Saturday, August 1, 2009

Open questions: Teaching and research

My true passion is research. I especially enjoy experimental design and data interpretation and fantasizing about the broader applications of some result.

At this point, I'm somewhat indifferent toward classroom teaching.

Once upon a time, when I was still a young, timid grad student, I imagined that I would eventually end up teaching at a PUI with a research program. I later realized, partially because of something Bear told me, that I imagined that life because I didn't think I could be successful at a research university. Now, lest you think that I am against Ph.D.s at PUIs, I recognize there are wonderful reasons to pursue this avenue... just not for me.

Over the last couple of years, I have begun to define where I want my career to go--namely, an independent lab, most likely at a research university (although I have broadened my horizons a bit). I'm also thinking about what I need to get there.

Which brings me to today's questions for the blogosphere:
  1. For a faculty candidate at a research university, how much teaching experience is required/expected in (a) a college of arts and sciences where there are more undergraduate courses or (b) a medical school where course loads are generally lighter?
  2. How do I get teaching experience, especially when the department I'm currently in is far afield of my graduate work and of the topics I could envision myself teaching well?
My next job search is a few years down the road, but (a) I don't want to be figuring this stuff out during the application/interview process, (b) it takes time to find and line up such opportunities, and (c) time spent teaching would impact fellowship proposals and effort reporting.
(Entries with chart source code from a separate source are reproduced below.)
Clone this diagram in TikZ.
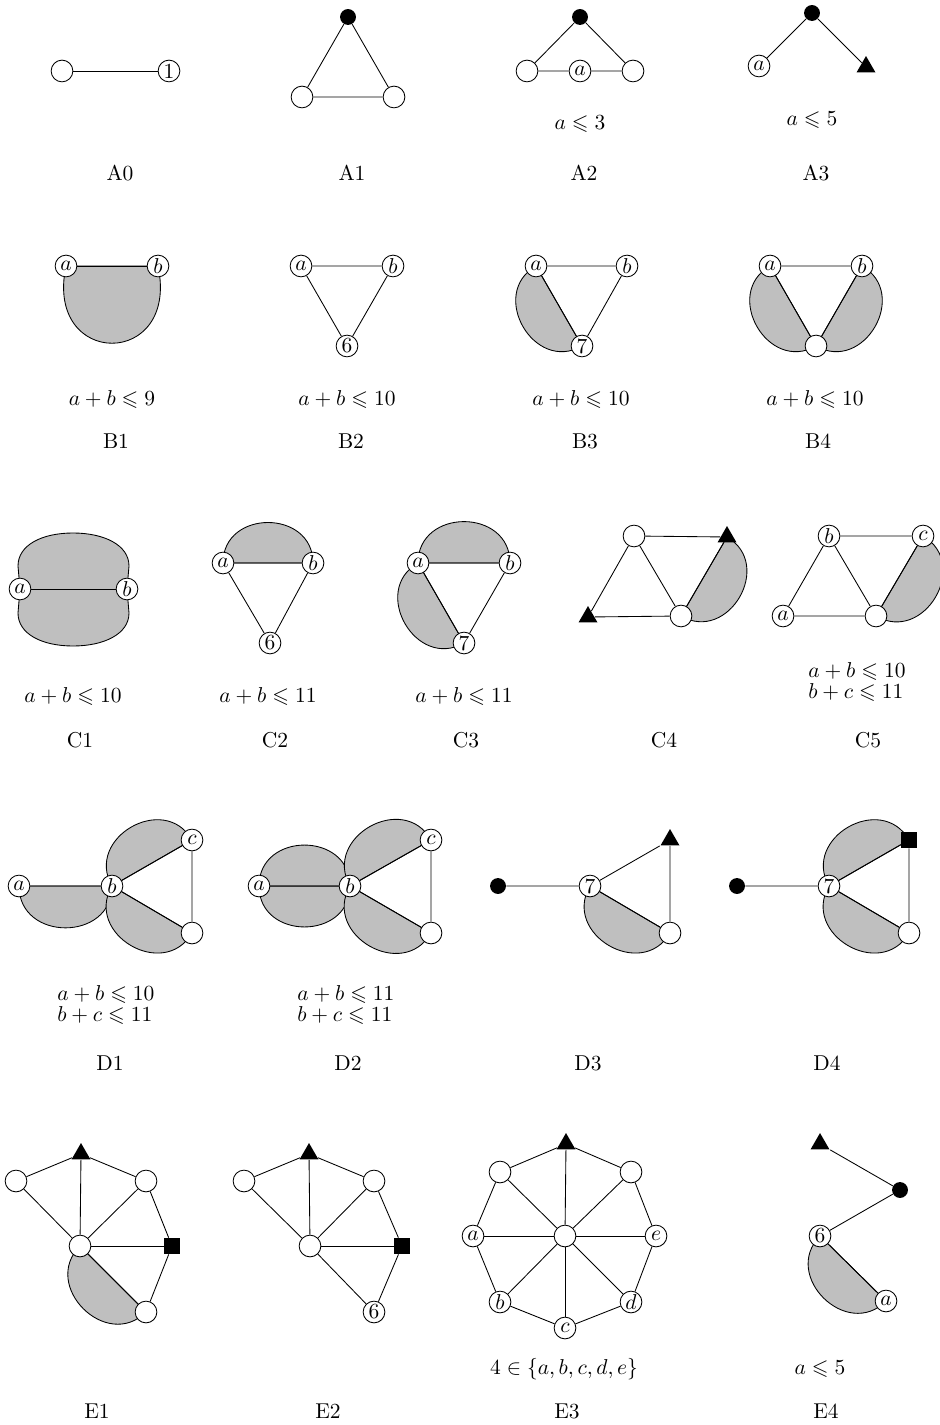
\documentclass[tikz,border=0pt]{standalone}
\usepackage{amssymb}
\usetikzlibrary{calc,shapes.geometric,backgrounds}
\tikzset{
  v/.style={circle,draw,fill=white,inner sep=0pt,minimum size=10.1pt},
  bd/.style={circle,fill=black,inner sep=0pt,minimum size=7.4pt},
  tri/.style={regular polygon,regular polygon sides=3,fill=black,inner sep=0pt,minimum size=10.2pt},
  sq/.style={rectangle,fill=black,inner sep=0pt,minimum size=7.4pt},
  lensf/.style={draw,fill=gray!50},
  txt/.style={inner sep=0pt},
  txttwo/.style={inner sep=0pt,align=left,anchor=west}
}
\newcommand{\lens}[3][0.6]{\path[lensf] (#2.center) .. controls ($(#2.center)!#1!-90:(#3.center)$) and ($(#3.center)!#1!90:(#2.center)$) .. (#3.center) -- cycle;}
\begin{document}
\begin{tikzpicture}[x=0.465pt,y=-0.465pt]
\useasboundingbox (0,0) rectangle (939,1425);
% ---------- row A
\node[v] (a0l) at (62,71) {};
\node[v] (a0r) at (169,71) {1};
\node[bd] (a1t) at (348,17) {};
\node[v] (a1l) at (302,97) {};
\node[v] (a1r) at (394,97) {};
\node[bd] (a2t) at (580,17) {};
\node[v] (a2l) at (527,71) {};
\node[v] (a2m) at (580,71) {$a$};
\node[v] (a2r) at (633,71) {};
\node[bd] (a3t) at (812,13) {};
\node[v] (a3a) at (759,66) {$a$};
\node[tri] (a3r) at (866,67) {};
\node[txt] (iA2) at (580,124) {$a\leqslant 3$};
\node[txt] (iA3) at (812,120) {$a\leqslant 5$};
\node[txt] (tA0) at (120,173) {A0};
\node[txt] (tA1) at (352,173) {A1};
\node[txt] (tA2) at (584,173) {A2};
\node[txt] (tA3) at (816,173) {A3};
% ---------- row B
\node[v] (b1a) at (66,266) {$a$};
\node[v] (b1b) at (158,266) {$b$};
\node[v] (b2a) at (301,266) {$a$};
\node[v] (b2b) at (393,266) {$b$};
\node[v] (b2c) at (347,346) {6};
\node[v] (b3a) at (536,266) {$a$};
\node[v] (b3b) at (627,266) {$b$};
\node[v] (b3c) at (582,346) {7};
\node[v] (b4a) at (770,266) {$a$};
\node[v] (b4b) at (862,266) {$b$};
\node[v] (b4c) at (816,346) {};
\node[txt] (iB1) at (112,400) {$a+b\leqslant 9$};
\node[txt] (iB2) at (347,400) {$a+b\leqslant 10$};
\node[txt] (iB3) at (581,400) {$a+b\leqslant 10$};
\node[txt] (iB4) at (815,400) {$a+b\leqslant 10$};
\node[txt] (tB1) at (116,441) {B1};
\node[txt] (tB2) at (351,441) {B2};
\node[txt] (tB3) at (585,441) {B3};
\node[txt] (tB4) at (818,441) {B4};
% ---------- row C
\node[v] (c1a) at (20,589) {$a$};
\node[v] (c1b) at (127,589) {$b$};
\node[v] (c2a) at (223,563) {$a$};
\node[v] (c2b) at (313,563) {$b$};
\node[v] (c2c) at (270,643) {6};
\node[v] (c3a) at (418,563) {$a$};
\node[v] (c3b) at (510,563) {$b$};
\node[v] (c3c) at (464,643) {7};
\node[v] (c4tl) at (634,536) {};
\node[tri] (c4tr) at (727,537) {};
\node[tri] (c4bl) at (588,617) {};
\node[v] (c4br) at (681,616) {};
\node[v] (c5b) at (829,536) {$b$};
\node[v] (c5c) at (923,536) {$c$};
\node[v] (c5a) at (783,616) {$a$};
\node[v] (c5d) at (876,616) {};
\node[txt] (iC1) at (73,696) {$a+b\leqslant 10$};
\node[txt] (iC2) at (268,696) {$a+b\leqslant 11$};
\node[txt] (iC3) at (464,696) {$a+b\leqslant 11$};
\node[txttwo] (iC5) at (808,682) {$a+b\leqslant 10$\\[-2.4pt]$b+c\leqslant 11$};
\node[txt] (tC1) at (80,740) {C1};
\node[txt] (tC2) at (275,740) {C2};
\node[txt] (tC3) at (466,740) {C3};
\node[txt] (tC4) at (664,740) {C4};
\node[txt] (tC5) at (868,740) {C5};
% ---------- row D
\node[v] (d1a) at (19,886) {$a$};
\node[v] (d1b) at (112,886) {$b$};
\node[v] (d1c) at (192,840) {$c$};
\node[v] (d1d) at (192,933) {};
\node[v] (d2a) at (259,886) {$a$};
\node[v] (d2b) at (350,886) {$b$};
\node[v] (d2c) at (431,840) {$c$};
\node[v] (d2d) at (431,933) {};
\node[bd] (d3p) at (498,886) {};
\node[v] (d3s) at (590,886) {7};
\node[tri] (d3t) at (670,840) {};
\node[v] (d3d) at (670,933) {};
\node[bd] (d4p) at (737,886) {};
\node[v] (d4s) at (829,886) {7};
\node[sq] (d4q) at (909,840) {};
\node[v] (d4d) at (909,933) {};
\node[txttwo] (iD1) at (57,1005) {$a+b\leqslant 10$\\[-2.4pt]$b+c\leqslant 11$};
\node[txttwo] (iD2) at (297,1005) {$a+b\leqslant 11$\\[-2.4pt]$b+c\leqslant 11$};
\node[txt] (tD1) at (110,1063) {D1};
\node[txt] (tD2) at (348,1063) {D2};
\node[txt] (tD3) at (588,1063) {D3};
\node[txt] (tD4) at (827,1063) {D4};
% ---------- row E
\node[v] (e1l) at (16,1181) {};
\node[tri] (e1t) at (81,1154) {};
\node[v] (e1r) at (146,1181) {};
\node[v] (e1c) at (80,1246) {};
\node[sq] (e1s) at (172,1246) {};
\node[v] (e1b) at (146,1312) {};
\node[v] (e2l) at (244,1181) {};
\node[tri] (e2t) at (309,1154) {};
\node[v] (e2r) at (374,1181) {};
\node[v] (e2c) at (310,1246) {};
\node[sq] (e2s) at (402,1246) {};
\node[v] (e2b) at (374,1312) {6};
\node[tri] (e3t) at (566,1144) {};
\node[v] (e3tl) at (500,1172) {};
\node[v] (e3tr) at (631,1172) {};
\node[v] (e3a) at (473,1236) {$a$};
\node[v] (e3o) at (565,1236) {};
\node[v] (e3e) at (656,1236) {$e$};
\node[v] (e3b) at (500,1302) {$b$};
\node[v] (e3d) at (631,1302) {$d$};
\node[v] (e3c) at (565,1328) {$c$};
\node[tri] (e4t) at (820,1144) {};
\node[bd] (e4p) at (900,1190) {};
\node[v] (e4s) at (820,1236) {6};
\node[v] (e4a) at (886,1301) {$a$};
\node[txt] (iE3) at (564,1369) {$4\in\{a,b,c,d,e\}$};
\node[txt] (iE4) at (820,1369) {$a\leqslant 5$};
\node[txt] (tE1) at (97,1411) {E1};
\node[txt] (tE2) at (328,1411) {E2};
\node[txt] (tE3) at (567,1411) {E3};
\node[txt] (tE4) at (826,1411) {E4};
% ---------- shaded regions and edges
\begin{scope}[on background layer]
\path[lensf] (b1a.center) .. controls (44,369) and (180,369) .. (b1b.center) -- cycle;
\lens{b3a}{b3c}
\lens{b4a}{b4c}
\lens{b4c}{b4b}
\path[lensf] (c1a.center) -- (18,566) .. controls (18,545) and (42,533) .. (73,533)
  .. controls (104,533) and (129,545) .. (129,566) -- (c1b.center) -- (129,613)
  .. controls (129,634) and (104,646) .. (73,646) .. controls (42,646) and (18,634) .. (18,613) -- cycle;
\lens{c2b}{c2a}
\lens{c3b}{c3a}
\lens{c3a}{c3c}
\lens{c4br}{c4tr}
\lens{c5d}{c5c}
\lens{d1a}{d1b}
\lens{d1c}{d1b}
\lens{d1b}{d1d}
\lens{d2a}{d2b}
\lens{d2b}{d2a}
\lens{d2c}{d2b}
\lens{d2b}{d2d}
\lens{d3s}{d3d}
\lens{d4q}{d4s}
\lens{d4s}{d4d}
\lens{e1c}{e1b}
\lens{e4s}{e4a}
% edges
\draw (a0l) -- (a0r);
\draw (a1t) -- (a1l) -- (a1r) -- (a1t);
\draw (a2t) -- (a2l) -- (a2m) -- (a2r) -- (a2t);
\draw (a3a) -- (a3t) -- (a3r);
\draw (b1a) -- (b1b);
\draw (b2a) -- (b2b) -- (b2c) -- (b2a);
\draw (b3a) -- (b3b) -- (b3c) -- (b3a);
\draw (b4a) -- (b4b) -- (b4c) -- (b4a);
\draw (c1a) -- (c1b);
\draw (c2a) -- (c2b) -- (c2c) -- (c2a);
\draw (c3a) -- (c3b) -- (c3c) -- (c3a);
\draw (c4tl) -- (c4tr) -- (c4br) -- (c4bl) -- (c4tl) -- (c4br);
\draw (c5b) -- (c5c) -- (c5d) -- (c5a) -- (c5b) -- (c5d);
\draw (d1a) -- (d1b) -- (d1c) -- (d1d) -- (d1b);
\draw (d2a) -- (d2b) -- (d2c) -- (d2d) -- (d2b);
\draw (d3p) -- (d3s) -- (d3t) -- (d3d) -- (d3s);
\draw (d4p) -- (d4s) -- (d4q) -- (d4d) -- (d4s);
\draw (e1l) -- (e1t) -- (e1r) -- (e1s) -- (e1b) -- (e1c) -- (e1l);
\draw (e1c) -- (e1t); \draw (e1c) -- (e1r); \draw (e1c) -- (e1s);
\draw (e2l) -- (e2t) -- (e2r) -- (e2s) -- (e2b) -- (e2c) -- (e2l);
\draw (e2c) -- (e2t); \draw (e2c) -- (e2r); \draw (e2c) -- (e2s);
\draw (e3t) -- (e3tr) -- (e3e) -- (e3d) -- (e3c) -- (e3b) -- (e3a) -- (e3tl) -- (e3t);
\foreach \n in {e3t,e3tr,e3e,e3d,e3c,e3b,e3a,e3tl} \draw (e3o) -- (\n);
\draw (e4t) -- (e4p) -- (e4s) -- (e4a);
\end{scope}
\end{tikzpicture}
\end{document}
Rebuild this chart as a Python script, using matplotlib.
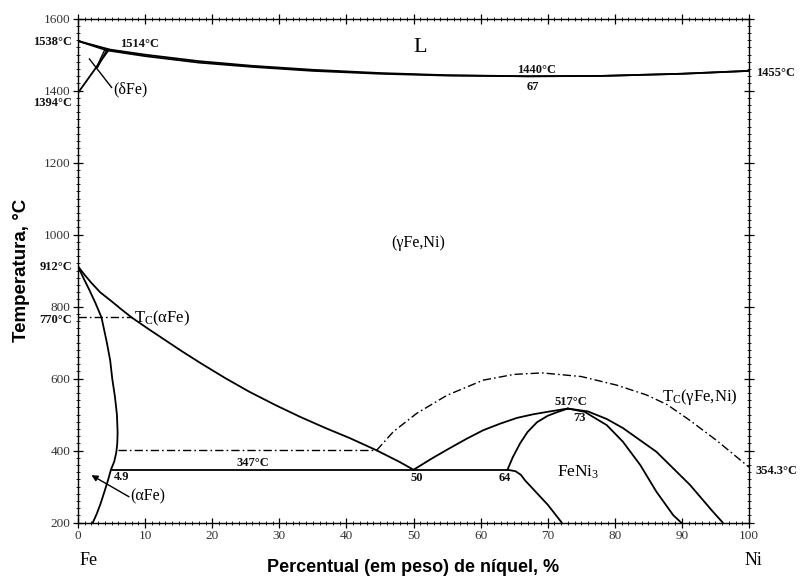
import matplotlib
matplotlib.use("Agg")
import matplotlib.pyplot as plt
from matplotlib.ticker import MultipleLocator

plt.rcParams["mathtext.fontset"] = "custom"
plt.rcParams["mathtext.rm"] = "Liberation Serif"
plt.rcParams["mathtext.it"] = "Liberation Serif:italic"
plt.rcParams["mathtext.bf"] = "Liberation Serif:bold"

SERIF = "Liberation Serif"

# --- phase boundaries: (wt% Ni, temperature °C) ---
liquidus_x = [0, 4.8, 10, 18, 26, 35, 45, 55, 67, 78, 90, 100]
liquidus_t = [1538, 1514, 1500, 1482, 1469, 1458, 1449, 1443, 1440, 1441, 1447, 1455]
solidus_x = [0, 4.3, 10, 18, 26, 35, 45, 55, 67, 78, 90, 100]
solidus_t = [1538, 1512, 1496, 1478, 1466, 1455, 1447, 1442, 1440, 1441, 1447, 1455]

delta_gamma_x = [0, 4.6]
delta_gamma_t = [1394, 1514]
delta_a_x = [4.0, 2.7]
delta_a_t = [1514, 1463]
delta_b_x = [4.3, 2.9]
delta_b_t = [1514, 1464]

alpha_solvus_x = [0, 0.8, 1.6, 2.6, 3.5, 4.3, 4.8, 5.1, 5.5, 5.8, 5.9, 5.85, 5.7, 5.4,
                  4.9, 4.5, 4.0, 3.4, 2.8, 2.2]
alpha_solvus_t = [912, 880, 850, 810, 770, 700, 650, 600, 550, 500, 450, 420, 395, 370,
                  347, 320, 290, 255, 225, 200]

gamma_solvus_x = [0, 1, 2, 3.3, 5, 6.5, 8, 10.5, 13, 15.5, 18.2, 22, 25.6, 29.5, 33.1,
                  37, 40.5, 44.5, 48, 50]
gamma_solvus_t = [912, 888, 866, 840, 815, 792, 770, 738, 707, 676, 644, 601, 563, 526,
                  494, 462, 435, 401, 368, 347]

feni3_left_x = [50, 52.7, 55.4, 57.9, 60.4, 62.9, 65.4, 67.8, 70.3, 73]
feni3_left_t = [347, 378, 407, 433, 457, 475, 491, 501, 509, 517]
feni3_inner_x = [64, 64.8, 65.9, 67, 68.4, 70, 71.4, 73]
feni3_inner_t = [347, 382, 421, 452, 479, 497, 507, 517]
feni3_right_in_x = [73, 75.5, 78.8, 81.2, 83.8, 86.2, 88.7, 89.9]
feni3_right_in_t = [517, 508, 471, 425, 360, 286, 221, 200]
feni3_right_out_x = [73, 76, 78.8, 81.2, 86.2, 91.2, 94.6, 96.1]
feni3_right_out_t = [517, 509, 488, 463, 397, 305, 231, 200]
low_x = [64, 65.2, 66.0, 66.6, 68.0, 70.0, 72.1]
low_t = [347, 343, 333, 318, 290, 250, 200]

eutectoid_x = [4.9, 64]
eutectoid_t = [347, 347]

# --- magnetic transitions ---
tc_alpha_x = [0, 8.0]
tc_alpha_t = [770, 770]
tc_400_x = [5.9, 44.5]
tc_400_t = [401, 401]
tc_gamma_x = [44.5, 47, 50.5, 55, 60.4, 65, 69.2, 75, 80.3, 84.7, 87.8, 91.2, 95.2, 100]
tc_gamma_t = [401, 453, 504, 554, 596, 612, 616, 606, 582, 555, 528, 484, 428, 354.3]

x_ticks = [0, 10, 20, 30, 40, 50, 60, 70, 80, 90, 100]
y_ticks = [200, 400, 600, 800, 1000, 1200, 1400, 1600]

fig = plt.figure(figsize=(8.06, 5.80), dpi=100)
ax = fig.add_axes([0.0968, 0.0988, 0.8325, 0.8690])
ax.set_xlim(0, 100)
ax.set_ylim(200, 1600)

solid = dict(color="black", lw=1.3, solid_capstyle="round", solid_joinstyle="round")
thin = dict(color="black", lw=1.0)
dashdot = dict(color="black", lw=1.0, dashes=(6, 2.2, 1.2, 2.2))

ax.plot(liquidus_x, liquidus_t, **solid)
ax.plot(solidus_x, solidus_t, **solid)
ax.plot(delta_gamma_x, delta_gamma_t, **solid)
ax.plot(delta_a_x, delta_a_t, **thin)
ax.plot(delta_b_x, delta_b_t, **thin)
ax.plot(alpha_solvus_x, alpha_solvus_t, **solid)
ax.plot(gamma_solvus_x, gamma_solvus_t, **solid)
ax.plot(feni3_left_x, feni3_left_t, **solid)
ax.plot(feni3_inner_x, feni3_inner_t, **solid)
ax.plot(feni3_right_in_x, feni3_right_in_t, **solid)
ax.plot(feni3_right_out_x, feni3_right_out_t, **solid)
ax.plot(low_x, low_t, **solid)
ax.plot(eutectoid_x, eutectoid_t, **solid)

ax.plot(tc_alpha_x, tc_alpha_t, **dashdot)
ax.plot(tc_400_x, tc_400_t, **dashdot)
ax.plot(tc_gamma_x, tc_gamma_t, **dashdot)

# pointer lines
ax.plot([1.7, 5.0], [1488, 1409], color="black", lw=1.0)
ax.annotate("", xy=(2.0, 332), xytext=(7.6, 272),
            arrowprops=dict(arrowstyle="-|>", color="black", lw=1.0,
                            mutation_scale=9, shrinkA=0, shrinkB=0))

# --- labels ---
lab = dict(family=SERIF, color="black")
bold = dict(family=SERIF, color="#111111", fontweight="bold", fontsize=9)

ax.text(-0.9, 1534, "1538°C", ha="right", va="center", **bold)
ax.text(6.3, 1530, "1514°C", ha="left", va="center", **bold)
ax.text(-0.9, 1365, "1394°C", ha="right", va="center", **bold)
ax.text(5.2, 1404, "(δFe)", ha="left", va="center", fontsize=11.5, **lab)
ax.text(51, 1520, "L", ha="center", va="center", fontsize=16, **lab)
ax.text(68.4, 1457, "1440°C", ha="center", va="center", **bold)
ax.text(67.8, 1409, "67", ha="center", va="center", **bold)
ax.text(101, 1449, "1455°C", ha="left", va="center", **bold)
ax.text(50.7, 976, "(γFe,Ni)", ha="center", va="center", fontsize=11.5, **lab)
ax.text(-0.9, 910, "912°C", ha="right", va="center", **bold)
ax.text(-0.9, 763, "770°C", ha="right", va="center", **bold)
ax.text(8.3, 768, r"T$_\mathrm{C}$(αFe)", ha="left", va="center", fontsize=12, **lab)
ax.text(87.0, 548, r"T$_\mathrm{C}$(γFe,Ni)", ha="left", va="center", fontsize=12, **lab)
ax.text(73.5, 535, "517°C", ha="center", va="center", **bold)
ax.text(74.8, 490, "73", ha="center", va="center", **bold)
ax.text(74.5, 340, r"FeNi$_3$", ha="center", va="center", fontsize=12.5, **lab)
ax.text(101, 343, "354.3°C", ha="left", va="center", **bold)
ax.text(50.5, 325, "50", ha="center", va="center", **bold)
ax.text(63.6, 325, "64", ha="center", va="center", **bold)
ax.text(26.1, 366, "347°C", ha="center", va="center", **bold)
ax.text(5.3, 326, "4.9", ha="left", va="center", **bold)
ax.text(7.8, 272, "(αFe)", ha="left", va="center", fontsize=11.5, **lab)

# element names under the axis ends
ax.text(1.6, 96, "Fe", ha="center", va="center", fontsize=13, clip_on=False, **lab)
ax.text(100.7, 96, "Ni", ha="center", va="center", fontsize=13, clip_on=False, **lab)

# --- axes, ticks ---
ax.set_xticks(x_ticks)
ax.set_yticks(y_ticks)
ax.xaxis.set_minor_locator(MultipleLocator(1))
ax.yaxis.set_minor_locator(MultipleLocator(20))
ax.tick_params(axis="both", which="major", direction="inout", length=7, width=0.9,
               labelsize=9.5, labelcolor="#333333", pad=2)
ax.tick_params(axis="both", which="minor", direction="inout", length=3.5, width=0.6)
ax.tick_params(axis="x", which="both", top=True)
ax.tick_params(axis="y", which="both", right=True)
for lbl in ax.get_xticklabels() + ax.get_yticklabels():
    lbl.set_family(SERIF)
for s in ax.spines.values():
    s.set_linewidth(1.0)

ax.set_xlabel("Percentual (em peso) de níquel, %", family="Liberation Sans",
              fontweight="bold", fontsize=13, labelpad=12)
ax.set_ylabel("Temperatura, °C", family="Liberation Sans", fontweight="bold",
              fontsize=13.5, labelpad=10)

fig.savefig("out.png", dpi=100)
Comrade PhysioProf said...

(1) (a) None. (b) None.

(2) You don't.

Aurora said...

It is generally a good idea to get some teaching experience. You can offer to lead a few labs for a course that has labs if you know the instructor. In some fields it is normal and expected for postdocs and even Ph.D. candidates to teach a few classes on their own. And it is usually built into the system. But if it isn't, then you have to look for opportunities. If you lead a student in any research project, however short, you can list it under teaching experience. It may be difficult to get an appointment in a department that emphasizes teaching without some prior teaching experience in this job market.